*PROBLEM TO WORK ON*: Starting at the top of the listing, extract every line up to and including the one with "xr = [years[0] - 0.5, years[-1] + 0.5]". Pictures stay out of the copy.

###

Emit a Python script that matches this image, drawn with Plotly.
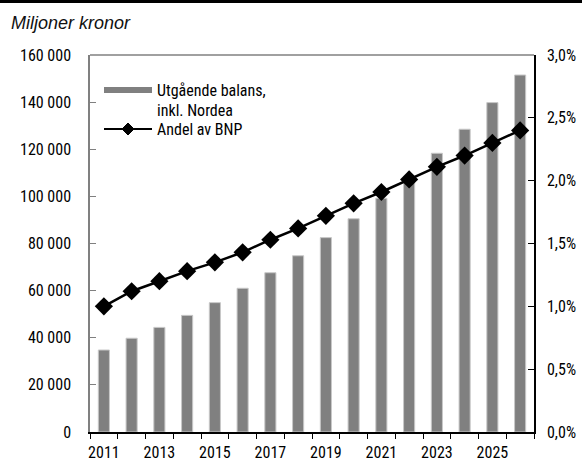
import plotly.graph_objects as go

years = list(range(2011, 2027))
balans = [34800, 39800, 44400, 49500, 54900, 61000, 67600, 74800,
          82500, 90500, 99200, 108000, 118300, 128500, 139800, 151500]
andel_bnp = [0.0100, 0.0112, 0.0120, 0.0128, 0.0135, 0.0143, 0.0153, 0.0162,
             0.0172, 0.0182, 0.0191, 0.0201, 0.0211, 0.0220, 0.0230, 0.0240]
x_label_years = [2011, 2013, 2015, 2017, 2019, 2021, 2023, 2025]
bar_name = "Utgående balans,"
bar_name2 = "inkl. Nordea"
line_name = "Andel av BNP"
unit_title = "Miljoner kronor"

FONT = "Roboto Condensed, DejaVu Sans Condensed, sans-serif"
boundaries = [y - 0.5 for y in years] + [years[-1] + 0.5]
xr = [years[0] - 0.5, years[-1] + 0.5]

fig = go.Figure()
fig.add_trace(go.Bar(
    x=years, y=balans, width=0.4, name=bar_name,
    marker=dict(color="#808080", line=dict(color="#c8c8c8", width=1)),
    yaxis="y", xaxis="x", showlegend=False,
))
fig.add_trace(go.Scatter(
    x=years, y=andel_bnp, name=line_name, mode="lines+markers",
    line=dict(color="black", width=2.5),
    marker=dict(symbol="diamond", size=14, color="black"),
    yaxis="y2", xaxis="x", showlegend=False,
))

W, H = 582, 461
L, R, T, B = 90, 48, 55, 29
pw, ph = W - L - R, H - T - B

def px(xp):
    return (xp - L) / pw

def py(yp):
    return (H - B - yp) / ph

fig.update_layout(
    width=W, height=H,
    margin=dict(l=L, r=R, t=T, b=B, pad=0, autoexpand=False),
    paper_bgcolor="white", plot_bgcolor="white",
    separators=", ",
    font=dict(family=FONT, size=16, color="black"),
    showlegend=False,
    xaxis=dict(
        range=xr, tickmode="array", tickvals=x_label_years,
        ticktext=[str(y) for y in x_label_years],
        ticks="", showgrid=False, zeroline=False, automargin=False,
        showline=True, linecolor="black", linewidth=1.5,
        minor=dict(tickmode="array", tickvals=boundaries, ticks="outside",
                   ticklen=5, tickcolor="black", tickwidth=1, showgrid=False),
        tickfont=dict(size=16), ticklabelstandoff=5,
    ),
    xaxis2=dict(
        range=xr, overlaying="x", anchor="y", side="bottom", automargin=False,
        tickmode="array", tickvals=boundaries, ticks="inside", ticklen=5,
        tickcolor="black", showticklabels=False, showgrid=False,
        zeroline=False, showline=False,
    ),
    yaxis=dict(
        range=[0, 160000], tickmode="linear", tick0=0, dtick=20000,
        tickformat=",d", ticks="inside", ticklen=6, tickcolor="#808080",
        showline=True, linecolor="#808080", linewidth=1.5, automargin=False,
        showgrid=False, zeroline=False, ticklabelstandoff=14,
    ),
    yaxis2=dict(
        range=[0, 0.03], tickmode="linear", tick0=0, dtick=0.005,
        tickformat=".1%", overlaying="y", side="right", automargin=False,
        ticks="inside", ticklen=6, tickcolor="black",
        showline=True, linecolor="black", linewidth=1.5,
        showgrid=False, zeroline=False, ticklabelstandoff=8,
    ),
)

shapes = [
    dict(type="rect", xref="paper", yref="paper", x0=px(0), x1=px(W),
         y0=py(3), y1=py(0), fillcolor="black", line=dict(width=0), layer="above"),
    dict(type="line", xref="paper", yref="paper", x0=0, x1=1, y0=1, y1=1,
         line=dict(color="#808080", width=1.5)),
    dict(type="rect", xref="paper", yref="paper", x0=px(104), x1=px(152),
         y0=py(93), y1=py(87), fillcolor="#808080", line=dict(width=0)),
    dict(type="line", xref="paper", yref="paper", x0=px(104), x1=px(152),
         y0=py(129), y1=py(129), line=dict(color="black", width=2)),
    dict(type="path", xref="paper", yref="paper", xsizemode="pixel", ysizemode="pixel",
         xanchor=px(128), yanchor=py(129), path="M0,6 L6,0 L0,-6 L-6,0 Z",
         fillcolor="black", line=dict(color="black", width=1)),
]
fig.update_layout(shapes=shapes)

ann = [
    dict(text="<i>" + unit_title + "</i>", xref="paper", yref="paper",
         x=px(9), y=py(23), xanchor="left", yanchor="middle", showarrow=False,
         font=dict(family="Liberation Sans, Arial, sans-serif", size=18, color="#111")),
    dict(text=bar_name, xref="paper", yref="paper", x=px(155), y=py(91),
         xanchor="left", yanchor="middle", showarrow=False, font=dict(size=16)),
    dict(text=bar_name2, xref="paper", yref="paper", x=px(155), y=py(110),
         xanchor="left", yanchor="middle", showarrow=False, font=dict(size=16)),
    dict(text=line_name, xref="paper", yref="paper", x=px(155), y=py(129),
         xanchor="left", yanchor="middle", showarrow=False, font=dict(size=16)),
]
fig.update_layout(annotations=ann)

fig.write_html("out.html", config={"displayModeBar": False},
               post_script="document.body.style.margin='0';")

###

*ANSWER TO THE TASK*:
Emit a Python script that matches this image, drawn with Plotly.
import plotly.graph_objects as go

years = list(range(2011, 2027))
balans = [34800, 39800, 44400, 49500, 54900, 61000, 67600, 74800,
          82500, 90500, 99200, 108000, 118300, 128500, 139800, 151500]
andel_bnp = [0.0100, 0.0112, 0.0120, 0.0128, 0.0135, 0.0143, 0.0153, 0.0162,
             0.0172, 0.0182, 0.0191, 0.0201, 0.0211, 0.0220, 0.0230, 0.0240]
x_label_years = [2011, 2013, 2015, 2017, 2019, 2021, 2023, 2025]
bar_name = "Utgående balans,"
bar_name2 = "inkl. Nordea"
line_name = "Andel av BNP"
unit_title = "Miljoner kronor"

FONT = "Roboto Condensed, DejaVu Sans Condensed, sans-serif"
boundaries = [y - 0.5 for y in years] + [years[-1] + 0.5]
xr = [years[0] - 0.5, years[-1] + 0.5]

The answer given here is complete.